#### Data excerpt:
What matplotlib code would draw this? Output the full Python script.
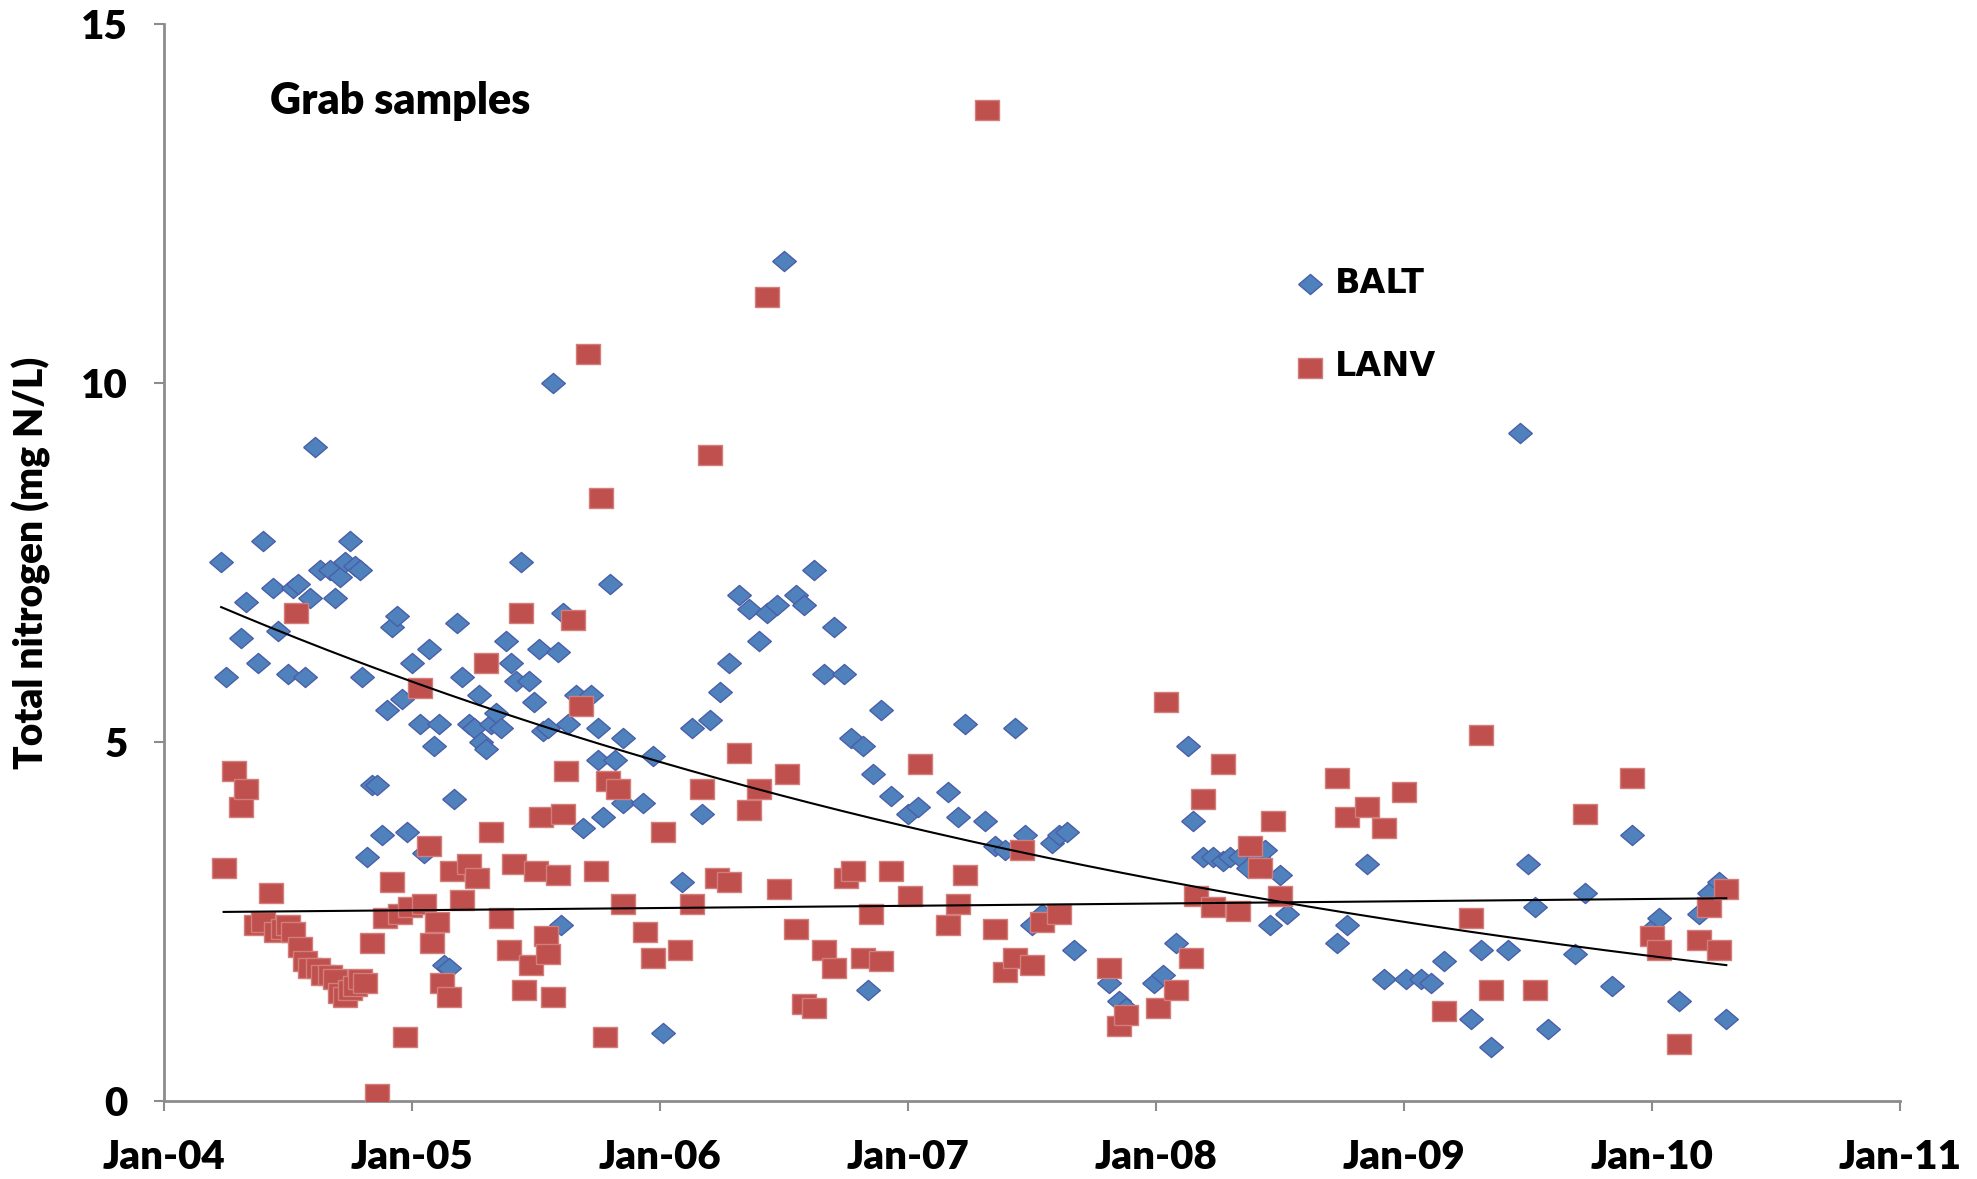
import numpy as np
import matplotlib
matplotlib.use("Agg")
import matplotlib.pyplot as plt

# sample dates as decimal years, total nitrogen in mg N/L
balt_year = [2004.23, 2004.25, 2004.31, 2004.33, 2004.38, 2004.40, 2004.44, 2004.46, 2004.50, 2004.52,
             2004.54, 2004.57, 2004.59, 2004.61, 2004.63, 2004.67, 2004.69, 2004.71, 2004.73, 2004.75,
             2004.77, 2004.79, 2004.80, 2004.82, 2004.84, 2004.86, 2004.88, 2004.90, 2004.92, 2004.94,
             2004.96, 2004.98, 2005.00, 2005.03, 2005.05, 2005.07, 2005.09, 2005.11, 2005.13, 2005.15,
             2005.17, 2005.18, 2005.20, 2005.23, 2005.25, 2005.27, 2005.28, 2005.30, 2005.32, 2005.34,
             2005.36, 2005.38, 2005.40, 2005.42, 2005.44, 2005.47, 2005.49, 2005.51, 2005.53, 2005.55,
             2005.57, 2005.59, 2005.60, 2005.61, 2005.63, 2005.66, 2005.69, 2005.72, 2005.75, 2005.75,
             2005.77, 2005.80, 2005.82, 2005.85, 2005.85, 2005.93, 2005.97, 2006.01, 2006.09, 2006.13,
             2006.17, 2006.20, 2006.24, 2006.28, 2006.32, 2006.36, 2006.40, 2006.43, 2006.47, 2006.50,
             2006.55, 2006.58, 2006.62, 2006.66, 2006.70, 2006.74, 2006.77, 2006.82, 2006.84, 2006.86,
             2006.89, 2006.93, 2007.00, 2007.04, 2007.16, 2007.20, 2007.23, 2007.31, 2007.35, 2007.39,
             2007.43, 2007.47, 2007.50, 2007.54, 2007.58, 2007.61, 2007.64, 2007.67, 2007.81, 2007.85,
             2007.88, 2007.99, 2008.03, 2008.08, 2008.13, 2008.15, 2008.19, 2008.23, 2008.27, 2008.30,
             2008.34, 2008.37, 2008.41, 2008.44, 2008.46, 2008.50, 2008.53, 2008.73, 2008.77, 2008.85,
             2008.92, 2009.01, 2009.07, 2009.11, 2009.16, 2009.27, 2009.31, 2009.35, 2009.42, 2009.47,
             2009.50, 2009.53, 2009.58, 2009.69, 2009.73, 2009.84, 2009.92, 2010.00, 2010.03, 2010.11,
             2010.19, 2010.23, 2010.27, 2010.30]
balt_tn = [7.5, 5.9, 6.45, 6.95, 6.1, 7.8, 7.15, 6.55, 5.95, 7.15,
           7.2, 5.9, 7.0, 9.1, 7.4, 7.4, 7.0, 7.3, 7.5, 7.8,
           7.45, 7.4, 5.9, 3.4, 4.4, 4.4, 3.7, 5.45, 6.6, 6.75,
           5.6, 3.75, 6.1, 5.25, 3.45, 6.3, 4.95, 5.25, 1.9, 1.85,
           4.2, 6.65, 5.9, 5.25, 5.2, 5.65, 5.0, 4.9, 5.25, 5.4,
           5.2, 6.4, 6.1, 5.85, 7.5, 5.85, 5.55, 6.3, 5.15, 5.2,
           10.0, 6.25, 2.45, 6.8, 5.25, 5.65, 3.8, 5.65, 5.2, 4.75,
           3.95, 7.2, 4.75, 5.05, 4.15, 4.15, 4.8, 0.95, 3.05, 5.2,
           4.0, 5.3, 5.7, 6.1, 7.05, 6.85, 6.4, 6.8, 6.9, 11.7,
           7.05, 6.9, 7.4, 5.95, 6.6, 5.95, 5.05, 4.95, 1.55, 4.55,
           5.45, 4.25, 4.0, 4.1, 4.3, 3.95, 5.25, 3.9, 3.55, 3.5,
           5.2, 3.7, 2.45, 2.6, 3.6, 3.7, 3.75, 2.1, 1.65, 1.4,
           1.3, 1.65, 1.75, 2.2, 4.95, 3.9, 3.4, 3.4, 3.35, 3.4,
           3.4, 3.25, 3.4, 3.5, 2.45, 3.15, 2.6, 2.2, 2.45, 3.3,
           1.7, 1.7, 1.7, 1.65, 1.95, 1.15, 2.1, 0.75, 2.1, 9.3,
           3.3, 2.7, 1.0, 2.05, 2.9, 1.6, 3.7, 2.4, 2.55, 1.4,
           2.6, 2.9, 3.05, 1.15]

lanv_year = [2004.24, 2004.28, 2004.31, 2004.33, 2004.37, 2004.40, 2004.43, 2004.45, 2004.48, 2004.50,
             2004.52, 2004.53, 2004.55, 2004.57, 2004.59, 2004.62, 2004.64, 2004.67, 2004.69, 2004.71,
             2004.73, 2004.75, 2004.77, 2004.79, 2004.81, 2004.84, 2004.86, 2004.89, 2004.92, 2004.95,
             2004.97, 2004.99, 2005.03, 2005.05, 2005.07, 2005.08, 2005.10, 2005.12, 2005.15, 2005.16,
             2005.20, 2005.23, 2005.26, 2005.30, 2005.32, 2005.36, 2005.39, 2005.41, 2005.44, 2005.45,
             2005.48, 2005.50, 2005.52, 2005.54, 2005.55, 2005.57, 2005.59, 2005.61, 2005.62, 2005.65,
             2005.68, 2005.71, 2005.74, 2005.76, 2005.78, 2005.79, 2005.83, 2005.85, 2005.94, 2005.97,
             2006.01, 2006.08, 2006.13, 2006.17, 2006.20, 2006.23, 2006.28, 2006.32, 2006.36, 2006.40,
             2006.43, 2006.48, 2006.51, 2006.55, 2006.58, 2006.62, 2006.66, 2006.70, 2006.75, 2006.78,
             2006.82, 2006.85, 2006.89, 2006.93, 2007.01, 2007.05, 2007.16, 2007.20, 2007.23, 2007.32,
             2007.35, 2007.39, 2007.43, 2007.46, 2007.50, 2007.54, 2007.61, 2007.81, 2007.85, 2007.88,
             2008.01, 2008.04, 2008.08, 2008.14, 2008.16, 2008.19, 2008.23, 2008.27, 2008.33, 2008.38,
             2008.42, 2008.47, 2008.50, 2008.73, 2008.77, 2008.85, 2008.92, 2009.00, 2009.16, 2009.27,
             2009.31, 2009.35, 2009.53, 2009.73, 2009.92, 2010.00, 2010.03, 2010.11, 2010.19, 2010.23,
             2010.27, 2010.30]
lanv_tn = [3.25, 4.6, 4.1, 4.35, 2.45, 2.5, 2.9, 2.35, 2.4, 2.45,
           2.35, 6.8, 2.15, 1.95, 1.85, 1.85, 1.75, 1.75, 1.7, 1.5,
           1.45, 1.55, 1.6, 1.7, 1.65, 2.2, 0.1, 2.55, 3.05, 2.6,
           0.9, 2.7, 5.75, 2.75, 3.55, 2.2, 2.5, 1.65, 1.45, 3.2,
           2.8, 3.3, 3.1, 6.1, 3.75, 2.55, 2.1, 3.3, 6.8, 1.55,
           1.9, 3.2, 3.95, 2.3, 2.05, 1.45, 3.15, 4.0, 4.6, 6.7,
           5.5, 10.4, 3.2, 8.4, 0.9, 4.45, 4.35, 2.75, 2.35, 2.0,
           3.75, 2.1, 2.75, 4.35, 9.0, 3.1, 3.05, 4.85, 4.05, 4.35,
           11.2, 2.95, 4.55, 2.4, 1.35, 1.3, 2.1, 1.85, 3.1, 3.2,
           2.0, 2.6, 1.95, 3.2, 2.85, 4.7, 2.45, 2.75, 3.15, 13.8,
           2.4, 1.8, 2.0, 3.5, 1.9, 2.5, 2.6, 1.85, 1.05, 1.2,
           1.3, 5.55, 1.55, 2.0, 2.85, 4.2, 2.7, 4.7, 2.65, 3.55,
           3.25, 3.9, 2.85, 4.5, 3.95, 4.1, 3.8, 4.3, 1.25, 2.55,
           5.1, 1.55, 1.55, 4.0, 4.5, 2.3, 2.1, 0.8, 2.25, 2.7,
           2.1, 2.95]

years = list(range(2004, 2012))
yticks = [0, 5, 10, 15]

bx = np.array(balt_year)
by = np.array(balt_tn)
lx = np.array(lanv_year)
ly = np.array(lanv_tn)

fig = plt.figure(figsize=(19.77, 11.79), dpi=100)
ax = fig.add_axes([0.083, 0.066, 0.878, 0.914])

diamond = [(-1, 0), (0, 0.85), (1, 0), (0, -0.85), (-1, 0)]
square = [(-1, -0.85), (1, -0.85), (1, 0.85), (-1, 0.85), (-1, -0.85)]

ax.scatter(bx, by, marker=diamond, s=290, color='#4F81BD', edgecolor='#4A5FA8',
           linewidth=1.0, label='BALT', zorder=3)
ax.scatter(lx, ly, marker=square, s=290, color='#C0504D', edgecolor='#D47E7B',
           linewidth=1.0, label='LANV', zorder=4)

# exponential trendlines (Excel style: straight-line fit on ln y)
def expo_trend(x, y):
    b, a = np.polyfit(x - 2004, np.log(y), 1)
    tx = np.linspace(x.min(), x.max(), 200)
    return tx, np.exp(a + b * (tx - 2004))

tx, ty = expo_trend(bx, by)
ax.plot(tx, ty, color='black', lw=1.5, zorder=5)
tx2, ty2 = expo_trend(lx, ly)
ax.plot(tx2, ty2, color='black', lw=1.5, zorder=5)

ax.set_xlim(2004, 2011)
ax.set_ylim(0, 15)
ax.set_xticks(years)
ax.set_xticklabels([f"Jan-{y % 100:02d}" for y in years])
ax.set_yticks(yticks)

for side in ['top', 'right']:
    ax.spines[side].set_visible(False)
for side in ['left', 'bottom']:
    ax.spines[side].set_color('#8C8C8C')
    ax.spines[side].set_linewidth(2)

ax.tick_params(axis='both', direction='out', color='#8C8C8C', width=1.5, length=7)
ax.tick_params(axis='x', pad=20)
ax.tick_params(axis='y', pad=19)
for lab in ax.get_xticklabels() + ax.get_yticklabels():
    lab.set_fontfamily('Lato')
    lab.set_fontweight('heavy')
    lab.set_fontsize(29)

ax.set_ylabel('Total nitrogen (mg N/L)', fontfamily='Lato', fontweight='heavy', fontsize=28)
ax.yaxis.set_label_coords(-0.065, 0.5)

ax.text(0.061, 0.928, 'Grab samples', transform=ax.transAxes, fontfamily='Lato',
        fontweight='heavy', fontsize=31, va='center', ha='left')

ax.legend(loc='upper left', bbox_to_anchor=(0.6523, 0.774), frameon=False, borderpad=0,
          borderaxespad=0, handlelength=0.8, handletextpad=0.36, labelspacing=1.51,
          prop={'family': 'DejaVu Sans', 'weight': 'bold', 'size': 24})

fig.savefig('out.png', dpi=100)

#### Given exercise:
Could the lines from the top of the material through the line with "import matplotlib.pyplot as plt" be repeated exactly, pictures left out?

#### Exercise answer:
What matplotlib code would draw this? Output the full Python script.
import numpy as np
import matplotlib
matplotlib.use("Agg")
import matplotlib.pyplot as plt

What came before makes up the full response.